2. Add life with your plating technique. The emphasis on the plating of the otsukuri course rests firmly on beauty, but it also conveys a sense of being alive. There should be a movement to it, Niki says. “Yama-tani-kawa!” She heard that phrase repeatedly from one of the chefs she worked with in Japan.It means “mountain valley river,” a reference to the different heights that the components on the plate should create.
3. Use the entire knife blade. In Japanese cooking, you don’t rock the knife back and forth against the cutting board. Slice through the vegetable, using the whole blade from the front of the knife toward the back, pulling it toward you. Then lift the knife to slice again.

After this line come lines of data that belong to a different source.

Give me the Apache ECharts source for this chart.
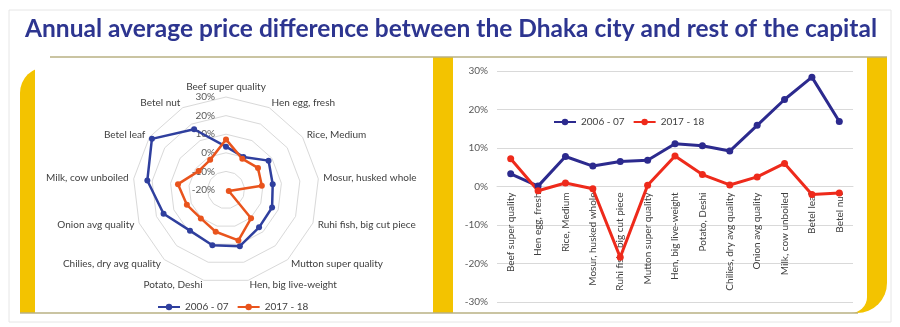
<!DOCTYPE html>
<html><head><meta charset="utf-8">
<script src="https://cdn.jsdelivr.net/npm/echarts@6/dist/echarts.min.js"></script>
<style>html,body{margin:0;padding:0;background:#fff}#c{width:900px;height:327px}</style>
</head><body><div id="c"></div>
<script>
const titleText = 'Annual average price difference between the Dhaka city and rest of the capital';
const categories = ['Beef super quality','Hen egg, fresh','Rice, Medium','Mosur, husked whole','Ruhi fish, big cut piece','Mutton super quality','Hen, big live-weight','Potato, Deshi','Chilies, dry avg quality','Onion avg quality','Milk, cow unboiled','Betel leaf','Betel nut'];
const seriesNames = ['2006 - 07','2017 - 18'];
const values2006 = [3.3,0.1,7.8,5.3,6.5,6.8,11.1,10.6,9.2,15.9,22.6,28.4,16.9];
const values2017 = [7.2,-1.1,0.9,-0.6,-18.4,0.3,7.9,3.1,0.4,2.5,6.0,-2.1,-1.7];
const lineTicks = {min:-30, max:30, step:10};
const radarTicks = {min:-20, max:30, step:10};

const radarColors = ['#2f3f9e','#e9541d'];
const lineColors = ['#2c2a8e','#ee2a1b'];
const yellow = '#f3c300';
const olive = '#b9b183';
const FONT = 'Lato, "Open Sans", sans-serif';

// radar in ECharts runs counter-clockwise; reorder so it reads clockwise like the original
const ord = [0].concat(categories.map((_, i) => i).slice(1).reverse());
const pick = arr => ord.map(i => arr[i]);

const cv = document.createElement('canvas').getContext('2d');
cv.font = 'bold 24px Lato';
const tScale = 852 / cv.measureText(titleText).width;

const legendBase = {itemWidth:22, itemHeight:8, itemGap:8, textStyle:{fontSize:10, color:'#404040', fontFamily:FONT}};

const gridBox = {left:497, width:356, top:71, height:231};
// the category axis sits on the 0% line, like in the original
const zeroOffset = -gridBox.height * (0 - lineTicks.min) / (lineTicks.max - lineTicks.min);

const chart = echarts.init(document.getElementById('c'), null, {renderer:'canvas'});
chart.setOption({
  animation: false,
  textStyle: {fontFamily: FONT},
  graphic: [
    {type:'rect', z:-20, shape:{x:9,y:10,width:882,height:312}, style:{fill:'none', stroke:'#e6e6e6', lineWidth:1}},
    {type:'rect', z:-15, shape:{x:20,y:67,width:40,height:246,r:[26,0,0,0]}, style:{fill:yellow}},
    {type:'rect', z:-15, shape:{x:850,y:57,width:37,height:256,r:[0,0,30,0]}, style:{fill:yellow}},
    {type:'rect', z:-15, shape:{x:433,y:57,width:20,height:256}, style:{fill:yellow}},
    {type:'rect', z:-10, shape:{x:35,y:57,width:398,height:256}, style:{fill:'#fff'}},
    {type:'rect', z:-10, shape:{x:453,y:57,width:414,height:256,r:[0,0,16,0]}, style:{fill:'#fff'}},
    {type:'line', z:-5, shape:{x1:50,y1:57,x2:887,y2:57}, style:{stroke:olive, lineWidth:1.5}},
    {type:'line', z:-5, shape:{x1:20,y1:313,x2:858,y2:313}, style:{stroke:olive, lineWidth:1.5}},
    {type:'text', z:10, x:451, y:29, scaleX:tScale, style:{text:titleText, font:'bold 24px Lato', fill:'#2d3590', align:'center', verticalAlign:'middle'}}
  ],
  legend: [
    Object.assign({left:152, top:297,
     data: seriesNames.map((n,i)=>({name:n, itemStyle:{color:radarColors[i]}, lineStyle:{color:radarColors[i]}}))}, legendBase),
    Object.assign({left:548, top:112,
     data: seriesNames.map((n,i)=>({name:n, itemStyle:{color:lineColors[i]}, lineStyle:{color:lineColors[i]}}))}, legendBase)
  ],
  radar: {
    center:[226,190], radius:93, startAngle:90, splitNumber:(radarTicks.max-radarTicks.min)/radarTicks.step, shape:'polygon',
    indicator: pick(categories).map((n,k)=>({name:n, min:radarTicks.min, max:radarTicks.max,
      axisLabel: k===0 ? {show:true, margin:11} : {show:false}})),
    axisName: {color:'#404040', fontSize:10, fontFamily:FONT},
    nameGap: 5,
    splitLine: {lineStyle:{color:'#d9d9d9', width:1}},
    splitArea: {show:false},
    axisLine: {show:false},
    axisTick: {show:false},
    axisLabel: {show:false, formatter: v => v + '%', color:'#595959', fontSize:10, fontFamily:FONT}
  },
  grid: Object.assign({outerBoundsMode:'none'}, gridBox),
  xAxis: {type:'category', data:categories, boundaryGap:true, position:'bottom', offset:zeroOffset,
    axisLine:{show:true, onZero:false, lineStyle:{color:'#d9d9d9'}}, axisTick:{show:false},
    axisLabel:{rotate:90, interval:0, fontSize:10, color:'#404040', margin:6, fontFamily:FONT}},
  yAxis: {type:'value', min:lineTicks.min, max:lineTicks.max, interval:lineTicks.step,
    axisLine:{show:false}, axisTick:{show:false},
    axisLabel:{formatter:'{value}%', fontSize:10, color:'#595959', margin:9, fontFamily:FONT},
    splitLine:{lineStyle:{color:'#d9d9d9'}}},
  series: [
    {type:'radar', symbol:'circle', symbolSize:6, lineStyle:{width:2.5},
     data:[
       {name:seriesNames[0], value:pick(values2006), itemStyle:{color:radarColors[0]}, lineStyle:{color:radarColors[0], width:2.5}},
       {name:seriesNames[1], value:pick(values2017), itemStyle:{color:radarColors[1]}, lineStyle:{color:radarColors[1], width:2.5}}
     ]},
    {type:'line', name:seriesNames[0], data:values2006, symbol:'circle', symbolSize:7, color:lineColors[0], lineStyle:{width:3}},
    {type:'line', name:seriesNames[1], data:values2017, symbol:'circle', symbolSize:7, color:lineColors[1], lineStyle:{width:3}}
  ]
});
</script></body></html>
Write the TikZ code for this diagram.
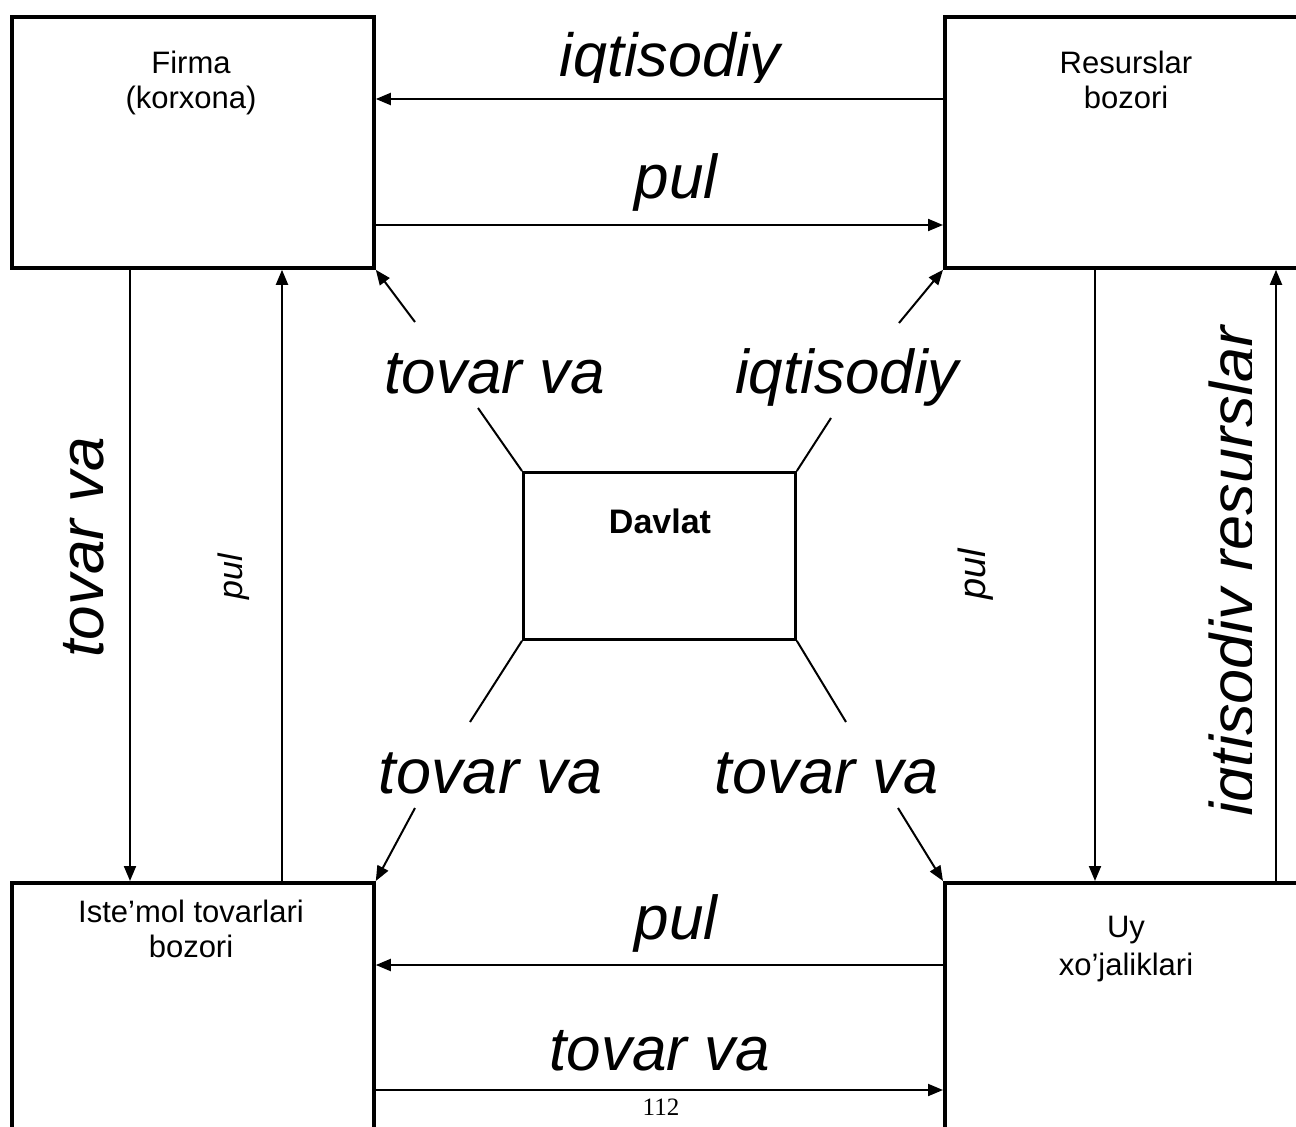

4. Refrigerate the tuna until you are ready to use it. “You’ll find with Japanese cooking,” Niki says, “very little is ever served at room temperature. If it’s supposed to be hot, it’s going to be hot. If it’s supposed to be cold, it’s going to be very cold.”
5. The best way to shop for fish is by talking with your local fishmonger. You want fresh, sashimi-grade tuna from a reputable seafood market or fish counter. The best seafood sellers will offer the whole loin, but Japanese markets also carry small fillets or tuna steaks for sashimi. Fresh tuna should be firm with a deep red color.(If this color is too bright and vibrant, Niki warns, it could mean the seller used artificial color. Make sure to ask where and when the supplier caught the tuna.) Albacore tuna also should be firm but with a paler color.